Gümüş ve altında ana tema yükseliş
Güldağ: Gümüş ve altın için “enflasyondan yeterince yararlanamadılar” değerlendirmesi yapmıştın. Nasıl bir trend bekliyor bizi?
Ağaoğlu: Kısa vadede düzeltme eğilimi devam eder. Gümüşte 24,24 seviyesi önemli demiştim, bunun üzerinde zorlanıyor. Bu seviyeden başlayan dönüş 22 dolarlara kadar sürebilir. Bu seviyenin de altına inmesini beklemiyorum. 22 dolardan itibaren gümüş tekrar yukarıya bir hareket yapar. Genel fotoğrafa bakarsak da bu yıl 22-29 dolar aralığında hareket edecek. Altın da gümüşe paralel bir trend çizer. Aşağı yönlü harekette 1765’in altına ineceğini sanmıyorum. Yıl genelinde yukarı yönlü beklentimi koruyorum. 1900 doların mutlaka bu sene içinde görüleceğini düşünüyorum. Hatta bu seviye aşılırsa da 1965 -75 bandı konuşulur.

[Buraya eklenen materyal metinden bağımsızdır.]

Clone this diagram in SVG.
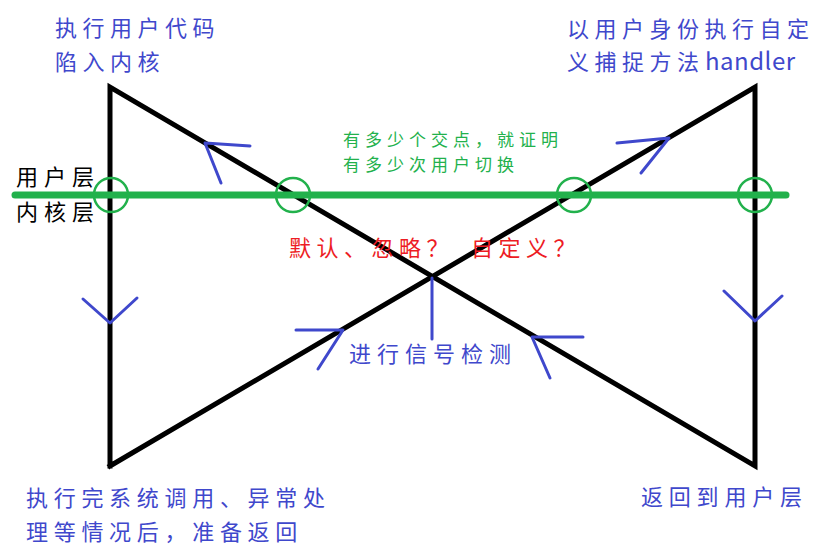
<svg xmlns="http://www.w3.org/2000/svg" width="822" height="554" viewBox="0 0 822 554">
<style>
.t{font-family:"Noto Sans CJK SC","Noto Sans",sans-serif;font-size:22px;letter-spacing:5.5px}
.blue{fill:#3f48cc}
.blk{stroke:#000;stroke-width:5;fill:none;stroke-linejoin:miter;stroke-linecap:square}
.arr{stroke:#3f48cc;stroke-width:3;fill:none;stroke-linecap:round;stroke-linejoin:round}
.grn{stroke:#22b14c;fill:none}
</style>
<rect width="822" height="554" fill="#fff"/>
<g id="connectors">
<polyline class="blk" points="110,466 110,87 755,466 755,87 110,466"/>
<line class="grn" x1="15" y1="195" x2="786" y2="195" stroke-width="7" stroke-linecap="round"/>
<circle class="grn" cx="111" cy="195" r="17" stroke-width="2.5"/>
<circle class="grn" cx="293" cy="195" r="17" stroke-width="2.5"/>
<circle class="grn" cx="574" cy="195" r="17" stroke-width="2.5"/>
<circle class="grn" cx="755" cy="195" r="17" stroke-width="2.5"/>
<polyline class="arr" points="83,299 110,323 137,298"/>
<polyline class="arr" points="724,291 755,321 782,296"/>
<polyline class="arr" points="250,146 205,143 221,183"/>
<polyline class="arr" points="617,143 669,138 641,173"/>
<line class="arr" x1="432" y1="278" x2="432" y2="339"/>
<polyline class="arr" points="296,330 343,330 318,369"/>
<polyline class="arr" points="583,337 532,337 550,378"/>
</g>
<g id="label-user-code">
<text class="t blue" x="55" y="36">执行用户代码</text>
<text class="t blue" x="55" y="70">陷入内核</text>
</g>
<g id="label-handler">
<text class="t blue" x="567" y="37">以用户身份执行自定</text>
<text class="t blue" x="567" y="70">义捕捉方法<tspan x="705" textLength="93" lengthAdjust="spacing" style="font-size:24px;letter-spacing:3px">handler</tspan></text>
</g>
<g id="label-layers">
<text class="t" x="16" y="185" style="letter-spacing:6px">用户层</text>
<text class="t" x="16" y="220" style="letter-spacing:6px">内核层</text>
</g>
<g id="label-note">
<text class="t" x="343" y="146" fill="#22b14c" style="font-size:17px;letter-spacing:5px">有多少个交点，就证明</text>
<text class="t" x="343" y="171" fill="#22b14c" style="font-size:17px;letter-spacing:5px">有多少次用户切换</text>
</g>
<g id="label-question">
<text class="t" x="289" y="256" fill="#ed1c24">默认、忽略？ <tspan x="471">自定义？</tspan></text>
</g>
<g id="label-check">
<text class="t blue" x="349" y="362" style="letter-spacing:6px">进行信号检测</text>
</g>
<g id="label-kernel-done">
<text class="t blue" x="26" y="506" style="letter-spacing:5.7px">执行完系统调用、异常处</text>
<text class="t blue" x="26" y="540" style="letter-spacing:5.7px">理等情况后，准备返回</text>
</g>
<g id="label-return">
<text class="t blue" x="641" y="505" style="letter-spacing:5.8px">返回到用户层</text>
</g>
</svg>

Kahve ve buğday, izlemeye değer
Güldağ: Sanırım son dönemin en sıcak aralık ve ocak ayı. Bu durum bir kuraklık sorununa dönüşür mü sence ve tabii ki tarımsal emtialar nasıl etkilenir?
Ağaoğlu: Kuraklık meselesi ve olası yansımalarını konuşmak için henüz erken. Yağış mevsimi bitmedi, izlemek gerek. Emtia tarafında özellikle kahveyi izliyorum ben. Çok ilginç manipülasyonların olabildiği bir ürün. Aslında tarımsal ama aynı zamanda finansal bir ürün. Çok önemli gerilemeler yaşadı geçen senenin ortasından itibaren. Yeni bir oyun alanı olarak bu sene ilginç olabilir veya birilerinin daha fazla dikkatini çekebilir. Buğdayda da çok önemli satışlar geldi tabii. Yani tarımsal emtia tarafında kahve ve buğday yakından izlenmeli bu yıl.